Quantifying these activities surfaces an expensive problem: proposal and pitch creation consumes roughly 15,000 hours annually across the firm. At blended rates, that's approximately $3 million in labor cost. More importantly, slow proposal turnaround is costing deals—the business development team estimates $5 million in annual revenue lost to competitors who respond faster.

The total prize for solving this problem: $8 million annually between cost reduction and revenue capture.

Now apply the AI overlay. Proposal creation is high-volume—the firm produces hundreds annually. It involves pattern recognition (matching client needs to firm capabilities) and generation (creating customized narrative and pricing). Historical proposals provide training data. And error tolerance is moderate—proposals go through human review before delivery, so AI mistakes get caught.

This is a high-priority AI opportunity. The expensive problem is quantified. The AI fit is strong. The business case writes itself.

Compare this to another potential use case surfaced by the same firm: using AI to summarize internal meeting notes. It's technically feasible. It would save some time. But quantifying the impact reveals maybe $100,000 in annual value—two orders of magnitude smaller than the proposal opportunity.

Without the Driver Tree Method, a team might pursue both opportunities with equal enthusiasm, or even prefer the meeting summarization because it's simpler to implement. With the method, the priority is clear.
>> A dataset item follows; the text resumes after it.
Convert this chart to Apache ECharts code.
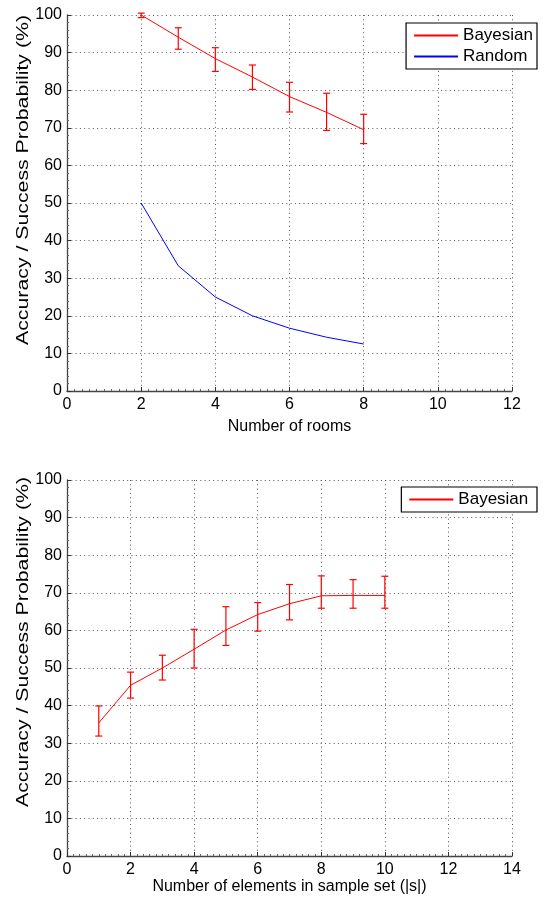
<!DOCTYPE html>
<html><head><meta charset="utf-8">
<script src="https://cdn.jsdelivr.net/npm/echarts@6/dist/echarts.min.js"></script>
<style>html,body{margin:0;padding:0;background:#fff}#c{width:559px;height:902px}</style>
</head><body><div id="c"></div>
<script>
// Top chart data
const roomsX = [2, 3, 4, 5, 6, 7, 8];
const bayesRooms = [100, 94.1, 88.4, 83.5, 78.3, 74.1, 69.5];
const bayesRoomsLow = [99.3, 90.9, 85.0, 80.2, 74.2, 69.3, 65.8];
const bayesRoomsHigh = [100.5, 96.6, 91.3, 86.7, 82.1, 79.2, 73.6];
const randomRooms = [50, 33.3, 25, 20, 16.7, 14.3, 12.5];
// Bottom chart data
const sampleX = [1, 2, 3, 4, 5, 6, 7, 8, 9, 10];
const bayesSample = [35.4, 45.4, 50.0, 55.0, 60.1, 64.2, 67.1, 69.2, 69.3, 69.3];
const bayesSampleLow = [31.9, 42.0, 46.8, 50.0, 56.0, 59.8, 62.8, 65.9, 65.9, 65.9];
const bayesSampleHigh = [39.9, 48.9, 53.4, 60.3, 66.3, 67.4, 72.2, 74.5, 73.5, 74.4];
const yTicks = [0, 10, 20, 30, 40, 50, 60, 70, 80, 90, 100];
const yName = 'Accuracy / Success Probability (%)';

const FONT = "'Liberation Sans', Arial, sans-serif";
const dotted = {color: '#555', type: [1, 3.3], width: 1};

function xAxis(gi, max, name, gap) {
  return {
    gridIndex: gi, type: 'value', min: 0, max: max, interval: 2,
    name: name, nameLocation: 'middle', nameGap: gap,
    nameTextStyle: {color: '#000', fontSize: 16, fontFamily: FONT},
    axisLine: {show: true, lineStyle: {color: '#444', width: 1.3}},
    axisTick: {show: true, inside: true, length: 4, lineStyle: {color: '#333'}},
    minorTick: {show: true, splitNumber: 10, length: 2, lineStyle: {color: '#666'}},
    axisLabel: {color: '#000', fontSize: 16, fontFamily: FONT, margin: 6},
    splitLine: {show: true, lineStyle: dotted}
  };
}
function yAxis(gi) {
  return {
    gridIndex: gi, type: 'value', min: 0, max: 100, interval: 10,
    axisLine: {show: true, lineStyle: {color: '#444', width: 1.3}},
    axisTick: {show: true, inside: true, length: 4, lineStyle: {color: '#333'}},
    minorTick: {show: true, splitNumber: 5, length: 2, lineStyle: {color: '#666'}},
    axisLabel: {color: '#000', fontSize: 16, fontFamily: FONT, margin: 5,
      formatter: v => (yTicks.indexOf(v) >= 0 ? String(v) : '')},
    splitLine: {show: true, lineStyle: dotted}
  };
}
function errSeries(gi, xs, lo, hi) {
  return {
    type: 'custom', xAxisIndex: gi, yAxisIndex: gi, silent: true, clip: false,
    data: xs.map((x, i) => [x, lo[i], hi[i]]),
    renderItem: function (params, api) {
      const p1 = api.coord([api.value(0), api.value(1)]);
      const p2 = api.coord([api.value(0), api.value(2)]);
      const w = 3.5;
      const st = {stroke: '#ff0000', lineWidth: 1.2};
      return {type: 'group', children: [
        {type: 'line', shape: {x1: p1[0], y1: p1[1], x2: p2[0], y2: p2[1]}, style: st},
        {type: 'line', shape: {x1: p1[0] - w, y1: p1[1], x2: p1[0] + w, y2: p1[1]}, style: st},
        {type: 'line', shape: {x1: p2[0] - w, y1: p2[1], x2: p2[0] + w, y2: p2[1]}, style: st}
      ]};
    }
  };
}
function lineSeries(gi, name, xs, ys, color) {
  return {
    type: 'line', name: name, xAxisIndex: gi, yAxisIndex: gi,
    data: xs.map((x, i) => [x, ys[i]]), symbol: 'none', clip: false,
    lineStyle: {color: color, width: 1}, itemStyle: {color: color, borderColor: color}, animation: false
  };
}
function legendItem(name, color) {
  return {name: name, icon: 'path://M0,0H44V2H0Z', itemStyle: {color: color, borderColor: color, borderWidth: 0}};
}
const legendBase = {
  orient: 'vertical', right: 22, borderColor: '#000', borderWidth: 1.2,
  backgroundColor: '#fff', padding: [4, 4, 4, 8], itemGap: 4,
  itemWidth: 44, itemHeight: 2, textStyle: {color: '#000', fontSize: 17, fontFamily: FONT}
};
function yLabel(cy) {
  return {type: 'text', x: 24, y: cy, rotation: Math.PI / 2, scaleX: 1.33, scaleY: 1,
    style: {text: yName, font: "16px 'Liberation Sans', Arial, sans-serif", fill: '#000', align: 'center', verticalAlign: 'middle'}};
}

const chart = echarts.init(document.getElementById('c'), null, {renderer: 'canvas'});
chart.setOption({
  animation: false,
  grid: [
    {left: 67, right: 47, top: 15, height: 376},
    {left: 67, right: 47, top: 480, height: 376}
  ],
  xAxis: [xAxis(0, 12, 'Number of rooms', 28), xAxis(1, 14, 'Number of elements in sample set (|s|)', 22)],
  yAxis: [yAxis(0), yAxis(1)],
  legend: [
    Object.assign({}, legendBase, {top: 23, data: [legendItem('Bayesian', '#ff0000'), legendItem('Random', '#0000ff')]}),
    Object.assign({}, legendBase, {top: 487, data: [legendItem('Bayesian ', '#ff0000')]})
  ],
  graphic: [yLabel(180), yLabel(642)],
  series: [
    lineSeries(0, 'Bayesian', roomsX, bayesRooms, '#ff0000'),
    lineSeries(0, 'Random', roomsX, randomRooms, '#0000ff'),
    errSeries(0, roomsX, bayesRoomsLow, bayesRoomsHigh),
    lineSeries(1, 'Bayesian ', sampleX, bayesSample, '#ff0000'),
    errSeries(1, sampleX, bayesSampleLow, bayesSampleHigh)
  ]
});
</script></body></html>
Connecting to the Business Case

The Driver Tree Method does more than identify opportunities. It constructs the business case for pursuing them.

When you've worked through this process, you can walk into a meeting with your CFO and say: "We've identified that proposal creation costs us $3 million in labor and loses us $5 million in deals annually. We believe AI can reduce labor costs by 40% and improve win rates by accelerating turnaround. The conservative annual value is $2.5 million against an implementation cost of $400,000. Payback period is under three months."

That's a conversation about investment and returns, not a conversation about interesting technology. It's the conversation that gets funding approved.

The organizations stuck in pilot purgatory often struggle to make this case because they never did this analysis. They built AI capabilities first and tried to justify them afterward. The Driver Tree Method inverts this sequence, ensuring every AI initiative is grounded in quantified business impact from the start.

Getting Started

If you want to apply this method in your organization, start small. Pick one branch of your cost structure or revenue model—a single function or process area. Build the driver tree for that branch. Quantify the leaves. Identify the two or three most expensive problems.

Then evaluate AI fit for those specific problems. You'll likely find that some expensive problems aren't good AI candidates, and that's valuable information. You'll also likely find at least one opportunity where the combination of financial impact and AI fit makes a compelling case.

That's your starting point—not the use case that's easiest or most interesting, but the one that actually moves EBIT.